Dame Vera said: “All these films are profoundly moving. They get across the victims’ sense of trauma, isolation and inability to talk – and how their experience has affected their behaviour, relationships and how they feel about themselves.
“Women are, in the main, the focus of rape – because they are most often the victim of rape. But that is part of the issue – rape is seen as something that only happens to women and it’s already hard for men to talk to other men.
“The films are impactful and you can see the research the students have done. It can’t have been easy to do, to understand the issue and be able to show its ramifications.
“The University has consistently responded to our briefs by producing fantastic films on difficult issues. The University has not shirked from these issues. What you have done for the Police is transmit messages in a way that we cannot. These films will be used by Northumbria Police to share these messages far and wide.”
Vice Chancellor Sir David Bell added: “The students researched, scripted, devised, shot and edited all of the work.

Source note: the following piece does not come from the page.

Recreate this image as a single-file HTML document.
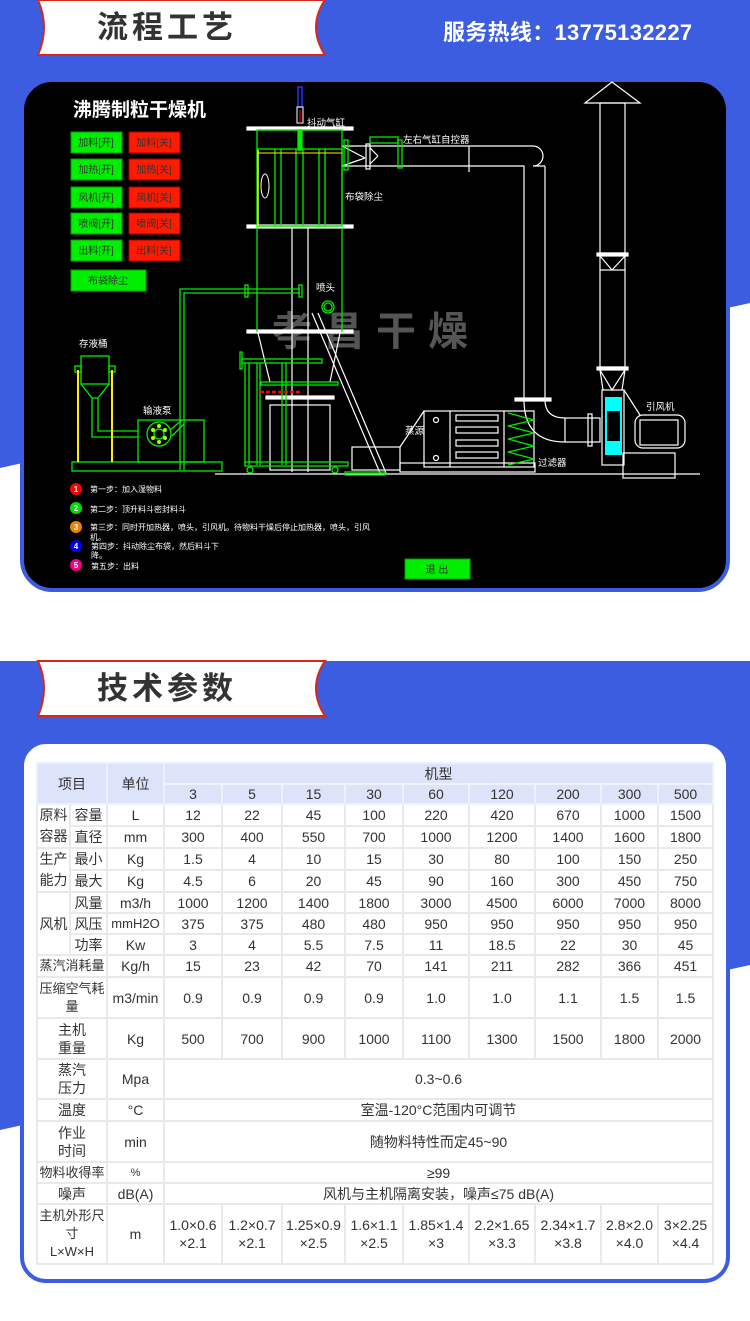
<!DOCTYPE html>
<html><head><meta charset="utf-8"><style>
*{margin:0;padding:0;box-sizing:border-box}
body{width:750px;height:1321px;position:relative;background:#fff;overflow:hidden;font-family:"Liberation Sans","Noto Sans CJK SC",sans-serif}
.abs{position:absolute}
table{position:absolute;left:36px;top:762px;border-collapse:collapse;table-layout:fixed;width:676px;font-family:"Liberation Sans Narrow","Liberation Sans","Noto Sans CJK SC",sans-serif;font-size:14px;color:#333}
td{border:2px solid #e8e8ee;text-align:center;vertical-align:middle;padding:0;line-height:18px;background:#fff;white-space:nowrap;overflow:hidden}
tr.h td{background:#dde3f8;border-color:#eef0fb}
</style></head><body>
<svg class="abs" style="left:0;top:0" width="750" height="1321">
<polygon points="0,0 750,0 750,303 0,468" fill="#3d5de0"/>
<polygon points="0,661 750,661 750,965 0,1130" fill="#3d5de0"/>
<path d="M38,0 Q50,27 38,55 L325,55 Q307,27 325,0Z" fill="#fff" stroke="#d8281c" stroke-width="2"/>
<path d="M38,661 Q50,688 38,716 L325,716 Q307,688 325,661Z" fill="#fff" stroke="#d8281c" stroke-width="2"/>
<rect x="22" y="80" width="706" height="510" rx="30" fill="#000" stroke="#3d5de0" stroke-width="4"/>
<rect x="22" y="742" width="706" height="539" rx="24" fill="#fff" stroke="#3d5de0" stroke-width="4"/>
</svg>
<div class="abs" style="left:97px;top:2px;font-size:31px;font-weight:bold;color:#333;letter-spacing:4px">流程工艺</div>
<div class="abs" style="left:97px;top:663px;font-size:31px;font-weight:bold;color:#333;letter-spacing:4px">技术参数</div>
<div class="abs" style="left:443px;top:15px;font-size:22px;font-weight:bold;color:#fff;letter-spacing:0.3px">服务热线：13775132227</div>

<svg class="abs" style="left:0;top:0" width="750" height="600" font-family="Liberation Sans,Noto Sans CJK SC,sans-serif">
<text x="272" y="345" font-size="40" font-weight="bold" fill="#555" letter-spacing="12">孝昌干燥</text>
<text x="73" y="116" font-size="19" font-weight="bold" fill="#fff">沸腾制粒干燥机</text>
<g font-size="10" fill="#333" text-anchor="middle">
<rect x="71" y="132" width="51" height="21" fill="#00ee00" stroke="#00a000"/><text x="96" y="146">加料[开]</text>
<rect x="129" y="132" width="51" height="21" fill="#ff1a00" stroke="#a00"/><text x="154" y="146">加料[关]</text>
<rect x="71" y="159" width="51" height="21" fill="#00ee00" stroke="#00a000"/><text x="96" y="173">加热[开]</text>
<rect x="129" y="159" width="51" height="21" fill="#ff1a00" stroke="#a00"/><text x="154" y="173">加热[关]</text>
<rect x="71" y="187" width="51" height="21" fill="#00ee00" stroke="#00a000"/><text x="96" y="201">风机[开]</text>
<rect x="129" y="187" width="51" height="21" fill="#ff1a00" stroke="#a00"/><text x="154" y="201">风机[关]</text>
<rect x="71" y="213" width="51" height="21" fill="#00ee00" stroke="#00a000"/><text x="96" y="227">喷阀[开]</text>
<rect x="129" y="213" width="51" height="21" fill="#ff1a00" stroke="#a00"/><text x="154" y="227">喷阀[关]</text>
<rect x="71" y="240" width="51" height="21" fill="#00ee00" stroke="#00a000"/><text x="96" y="254">出料[开]</text>
<rect x="129" y="240" width="51" height="21" fill="#ff1a00" stroke="#a00"/><text x="154" y="254">出料[关]</text>
<rect x="71" y="270" width="75" height="21" fill="#00ee00" stroke="#00a000"/><text x="108" y="284">布袋除尘</text>
<rect x="405" y="559" width="65" height="20" fill="#00ee00" stroke="#00a000"/><text x="437" y="573">退 出</text>
</g>
<g fill="none" stroke="#fff" stroke-width="1.2">
<rect x="247" y="127" width="106" height="3" fill="#fff"/>
<rect x="247" y="225" width="106" height="3" fill="#fff"/>
<rect x="247" y="330" width="106" height="3" fill="#fff"/>
<line x1="292" y1="228" x2="292" y2="472"/><line x1="308" y1="228" x2="308" y2="472"/>
<line x1="258" y1="333" x2="270" y2="382"/><line x1="340" y1="333" x2="330" y2="382"/>
<line x1="312" y1="313" x2="380" y2="473"/><line x1="318" y1="313" x2="386" y2="473"/>
<rect x="266" y="396" width="68" height="3" fill="#fff"/>
<rect x="270" y="405" width="60" height="65"/>
<line x1="215" y1="474" x2="700" y2="474"/>
<rect x="352" y="447" width="48" height="23"/><rect x="400" y="463" width="135" height="9"/>
<rect x="424" y="411" width="110" height="56"/><line x1="400" y1="447" x2="424" y2="411"/>
<line x1="450" y1="411" x2="450" y2="467"/><line x1="504" y1="411" x2="504" y2="467"/>
<rect x="456" y="415" width="42" height="6"/><rect x="456" y="427" width="42" height="6"/><rect x="456" y="440" width="42" height="6"/><rect x="456" y="452" width="42" height="6"/>
<circle cx="436" cy="420" r="2.5"/><circle cx="436" cy="458" r="2.5"/>
<path d="M342,146 H533 A10,10 0 0 1 533,166 H545 M342,166 H524 V400 M545,166 V400 Q545,418 565,418 M524,400 Q524,442 565,442"/>
<line x1="342" y1="146" x2="365" y2="158"/><line x1="342" y1="166" x2="365" y2="158"/>
<line x1="370" y1="148" x2="378" y2="156"/><line x1="370" y1="164" x2="378" y2="156"/>
<rect x="366" y="144" width="4" height="25"/><line x1="469" y1="146" x2="469" y2="172"/>
<rect x="515" y="398" width="36" height="3" fill="#fff"/>
<rect x="565" y="418" width="35" height="24"/><rect x="588" y="414" width="4" height="32"/>
<polygon points="612,82 585,103 640,103"/>
<rect x="600" y="103" width="25" height="150"/><rect x="597" y="253" width="31" height="3" fill="#fff"/>
<path d="M600,256 L612,270 L625,256 M600,256 V270 M625,256 V270"/>
<rect x="600" y="270" width="25" height="97"/><rect x="597" y="367" width="31" height="3" fill="#fff"/>
<path d="M600,370 L612,390 L625,370 L612,390 M600,370 L603,390 M625,370 L622,390"/>
<rect x="602" y="390" width="22" height="75"/>
<rect x="635" y="415" width="50" height="33" rx="8"/><rect x="640" y="420" width="38" height="25"/>
<rect x="623" y="453" width="52" height="25"/><line x1="624" y1="390" x2="640" y2="415"/>
</g>
<rect x="605" y="397" width="17" height="58" fill="#00ffff"/><rect x="607" y="411" width="13" height="30" fill="#000"/>
<g fill="none" stroke="#00ee00" stroke-width="1.3">
<rect x="257" y="130" width="85" height="96"/><rect x="258" y="149" width="84" height="77"/>
<line x1="275" y1="149" x2="275" y2="226"/><line x1="281" y1="149" x2="281" y2="226"/><line x1="296" y1="149" x2="296" y2="226"/><line x1="303" y1="149" x2="303" y2="226"/><line x1="319" y1="149" x2="319" y2="226"/><line x1="325" y1="149" x2="325" y2="226"/>
<rect x="298" y="130" width="4" height="20" fill="#00ee00"/>
<line x1="257" y1="228" x2="257" y2="332"/><line x1="342" y1="228" x2="342" y2="332"/>
<path d="M180,470 V289 H300 M184,470 V293 H300"/><rect x="245" y="285" width="3" height="12"/><rect x="299" y="285" width="3" height="12"/>
<circle cx="328" cy="307" r="6"/><circle cx="328" cy="307" r="4"/>
<rect x="240" y="352" width="2" height="17"/><rect x="242" y="359" width="80" height="4"/>
<line x1="245" y1="363" x2="245" y2="465"/><line x1="249" y1="363" x2="249" y2="465"/><line x1="257" y1="363" x2="257" y2="465"/><line x1="260" y1="363" x2="260" y2="465"/><line x1="282" y1="363" x2="282" y2="465"/><line x1="286" y1="363" x2="286" y2="465"/>
<rect x="261" y="382" width="77" height="3"/><rect x="245" y="462" width="103" height="4"/>
<circle cx="250" cy="470" r="3"/><circle cx="335" cy="470" r="3"/>
<rect x="370" y="137" width="28" height="6"/><rect x="398" y="140" width="4" height="28"/><rect x="344" y="140" width="4" height="30"/>
<path d="M508,413 L534,420 L508,426 L534,433 L508,439 L534,446 L508,452 L534,459 L508,465"/>
<rect x="81" y="356" width="28" height="28"/><rect x="75" y="366" width="6" height="6"/><rect x="109" y="366" width="6" height="6"/>
<path d="M81,384 L92,398 L98,398 L109,384 M92,398 V437 H138 M98,398 V431 H138"/>
<rect x="138" y="420" width="66" height="42"/><rect x="72" y="462" width="150" height="9"/>
<circle cx="159" cy="434" r="12"/><circle cx="159" cy="434" r="5"/>
<line x1="170" y1="430" x2="182" y2="420"/><line x1="172" y1="436" x2="184" y2="424"/>
<rect x="345" y="472" width="40" height="3"/>
</g>
<g fill="#aaff00"><circle cx="153" cy="430" r="2"/><circle cx="165" cy="430" r="2"/><circle cx="153" cy="438" r="2"/><circle cx="165" cy="438" r="2"/><circle cx="159" cy="426" r="2"/><circle cx="159" cy="442" r="2"/></g>
<line x1="78" y1="370" x2="78" y2="462" stroke="#ffee00" stroke-width="2"/><line x1="112" y1="370" x2="112" y2="462" stroke="#ffee00" stroke-width="2"/>
<line x1="258" y1="150" x2="258" y2="226" stroke="#ffee00" stroke-width="1.5"/><line x1="257" y1="153" x2="342" y2="153" stroke="#ffee00" stroke-width="1"/>
<ellipse cx="265" cy="186" rx="4" ry="12" fill="none" stroke="#fff"/>
<rect x="298" y="87" width="4" height="20" fill="none" stroke="#2233ff" stroke-width="1.5"/>
<rect x="297" y="107" width="6" height="16" fill="none" stroke="#fff"/><line x1="300" y1="110" x2="300" y2="123" stroke="#f00"/>
<line x1="260" y1="392" x2="301" y2="392" stroke="#f00" stroke-width="2.5" stroke-dasharray="4,2"/>
<g font-size="9.5" fill="#fff">
<text x="307" y="126">抖动气缸</text><text x="403" y="143">左右气缸自控器</text><text x="345" y="200">布袋除尘</text>
<text x="316" y="291">喷头</text><text x="405" y="434">蒸源</text><text x="538" y="466">过滤器</text><text x="646" y="410">引风机</text>
<text x="79" y="347">存液桶</text><text x="143" y="414">输液泵</text>
</g>
<g font-size="8" fill="#fff">
<circle cx="76" cy="489" r="6" fill="#f00"/><circle cx="76" cy="508" r="6" fill="#00dd00"/><circle cx="76" cy="527" r="6" fill="#f08000"/><circle cx="76" cy="546" r="6" fill="#0000ee"/><circle cx="76" cy="565" r="6" fill="#ee0088"/>
<g text-anchor="middle" font-weight="bold"><text x="76" y="492">1</text><text x="76" y="511">2</text><text x="76" y="530">3</text><text x="76" y="549">4</text><text x="76" y="568">5</text></g>
<text x="90" y="492">第一步：加入湿物料</text><text x="90" y="512">第二步：顶升料斗密封料斗</text>
<text x="90" y="530">第三步：同时开加热器，喷头，引风机。待物料干燥后停止加热器，喷头，引风</text><text x="90" y="540">机。</text>
<text x="91" y="549">第四步：抖动除尘布袋，然后料斗下</text><text x="91" y="558">降。</text>
<text x="91" y="569">第五步：出料</text>
</g>
</svg>

<table>
<colgroup><col style="width:33px"><col style="width:37px"><col style="width:57px"><col style="width:58px"><col style="width:60px"><col style="width:63px"><col style="width:58px"><col style="width:66px"><col style="width:66px"><col style="width:66px"><col style="width:57px"><col style="width:55px"></colgroup>
<tr class="h" style="height:21px"><td colspan="2" rowspan="2">项目</td><td rowspan="2">单位</td><td colspan="9">机型</td></tr>
<tr class="h" style="height:20px"><td>3</td><td>5</td><td>15</td><td>30</td><td>60</td><td>120</td><td>200</td><td>300</td><td>500</td></tr>
<tr style="height:21px"><td rowspan="2" style="line-height:21px">原料<br>容器</td><td>容量</td><td>L</td><td>12</td><td>22</td><td>45</td><td>100</td><td>220</td><td>420</td><td>670</td><td>1000</td><td>1500</td></tr>
<tr style="height:21px"><td>直径</td><td>mm</td><td>300</td><td>400</td><td>550</td><td>700</td><td>1000</td><td>1200</td><td>1400</td><td>1600</td><td>1800</td></tr>
<tr style="height:21px"><td rowspan="2" style="line-height:21px">生产<br>能力</td><td>最小</td><td>Kg</td><td>1.5</td><td>4</td><td>10</td><td>15</td><td>30</td><td>80</td><td>100</td><td>150</td><td>250</td></tr>
<tr style="height:21px"><td>最大</td><td>Kg</td><td>4.5</td><td>6</td><td>20</td><td>45</td><td>90</td><td>160</td><td>300</td><td>450</td><td>750</td></tr>
<tr style="height:21px"><td rowspan="3">风机</td><td>风量</td><td>m3/h</td><td>1000</td><td>1200</td><td>1400</td><td>1800</td><td>3000</td><td>4500</td><td>6000</td><td>7000</td><td>8000</td></tr>
<tr style="height:21px"><td>风压</td><td style="font-size:13px">mmH2O</td><td>375</td><td>375</td><td>480</td><td>480</td><td>950</td><td>950</td><td>950</td><td>950</td><td>950</td></tr>
<tr style="height:21px"><td>功率</td><td>Kw</td><td>3</td><td>4</td><td>5.5</td><td>7.5</td><td>11</td><td>18.5</td><td>22</td><td>30</td><td>45</td></tr>
<tr style="height:22px"><td colspan="2" style="font-size:13px">蒸汽消耗量</td><td>Kg/h</td><td>15</td><td>23</td><td>42</td><td>70</td><td>141</td><td>211</td><td>282</td><td>366</td><td>451</td></tr>
<tr style="height:41px"><td colspan="2" style="font-size:13px;white-space:normal">压缩空气耗<br>量</td><td>m3/min</td><td>0.9</td><td>0.9</td><td>0.9</td><td>0.9</td><td>1.0</td><td>1.0</td><td>1.1</td><td>1.5</td><td>1.5</td></tr>
<tr style="height:41px"><td colspan="2">主机<br>重量</td><td>Kg</td><td>500</td><td>700</td><td>900</td><td>1000</td><td>1100</td><td>1300</td><td>1500</td><td>1800</td><td>2000</td></tr>
<tr style="height:40px"><td colspan="2">蒸汽<br>压力</td><td>Mpa</td><td colspan="9">0.3~0.6</td></tr>
<tr style="height:22px"><td colspan="2">温度</td><td>°C</td><td colspan="9">室温-120°C范围内可调节</td></tr>
<tr style="height:41px"><td colspan="2">作业<br>时间</td><td>min</td><td colspan="9">随物料特性而定45~90</td></tr>
<tr style="height:21px"><td colspan="2" style="font-size:13px">物料收得率</td><td style="font-size:11px">%</td><td colspan="9">≥99</td></tr>
<tr style="height:21px"><td colspan="2">噪声</td><td>dB(A)</td><td colspan="9">风机与主机隔离安装，噪声≤75 dB(A)</td></tr>
<tr style="height:60px"><td colspan="2" style="font-size:13px">主机外形尺<br>寸<br>L×W×H</td><td>m</td><td>1.0×0.6<br>×2.1</td><td>1.2×0.7<br>×2.1</td><td>1.25×0.9<br>×2.5</td><td>1.6×1.1<br>×2.5</td><td>1.85×1.4<br>×3</td><td>2.2×1.65<br>×3.3</td><td>2.34×1.7<br>×3.8</td><td>2.8×2.0<br>×4.0</td><td>3×2.25<br>×4.4</td></tr>
</table>
</body></html>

We were proud to showcase their sensitive and creative responses to Northumbria’s Police’s brief, which was to raise awareness of the reality and stigma of male rape.
“For our students, having the opportunity to work on a live client brief, and on a project with the real potential to impact upon the community is, of course, excellent experience. But more important than that, it achieves what is at our University’s core – a commitment to make a positive impact on society.”
The brief was to capture three facets of the crime – a historic rape case, a rape in a heterosexual setting and an attack on a victim with a disability. The students then devised a piece of drama suitable for use as an awareness DVD in order to be used as an educational or training tool for the Police and specialists, and to promote awareness of this issue further afield. Specialist staff from SARC (Sexual Assault Referral Centre) were involved in overseeing the content for accuracy. All three entries were judged by a panel from Northumbria Police.